From Publishers Weekly
James Jessel was an unappealing child, to his parents, his teachers and himself. His 16th summer, spent in the south of France with schoolmate Waldo Klein, has provided him with the most powerful memories of his youth, all centering around the voluptuous, sensual, idle Mrs. Klein. James and Waldo maintain their acquaintance and 50 years later, after Waldo disappears, James returns to Antibes with his wife, searching for his friend and for meaning. James's memories are revivified but they disclose no secrets. He meets a disillusioned young hitchhiker; his wife picks up a strange couple; and he does see Waldo, working in a seedy circus. That Waldo has returned to this place brings James some consolation. This elliptical novel by a veteran British author offers little in the way of story but is marked by acute observations and ruthless unsentimentality.

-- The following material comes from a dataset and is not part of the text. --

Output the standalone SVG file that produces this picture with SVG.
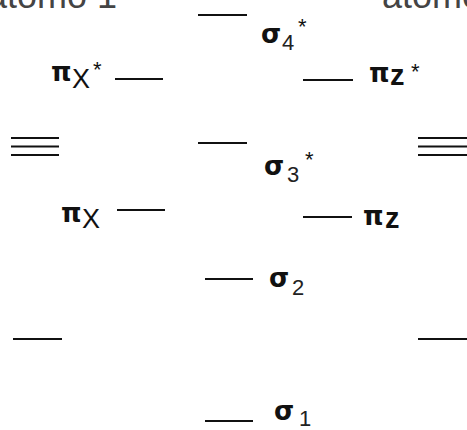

Copyright 1986 Reed Business Information, Inc.
About the Author
A. L. Barker (1918-2002) was a short story writer and novelist. Born in St Paul's Cray, Kent, she lived in the same milieu where London borders on Kent and Surrey, for the rest of her life. As her Oxford DNB entry says it was 'the chief setting for her work, which often seemed to partake of the quotidian mysteriousness and even abandonment of these areas.' Her first selection of short stories, Innocents, won the Somerset Maugham award in 1947. Of her short stories, Robert Nye has written, 'stories as carefully composed as poems, quiet and delicate and reserved perhaps, but oddly lingering in the mind.' Although a stranger to commercial success, she never wanted for admirers, Jane Gardam, Francis King, Auberon Waugh, Evelyn Waugh, Rebecca West, John Sutherland, Deborah Moggach, Ronald Blythe, Susan Hill, A. S. Byatt, Adam Mars-Jones, Nina Bawden and Victoria Glendinning being just some of them. A. L. Barker deserves to be better known. Faber Finds is proud to be reissuing her entire oeuvre, six volumes of short stories - Innocents, Novelette with Other Stories, Femina Real, Life Stories, No Words of Love and Element of Doubt - and thirteen novels - Apology for a Hero, A Case Examined, The Joy-Ride and After, Lost Upon the Roundabouts, The Middling, John Brown's Body, Source of Embarrassment, A Heavy Feather, Relative Successes, The Gooseboy, The Woman Who Talked to Herself, Zeph and The Haunt.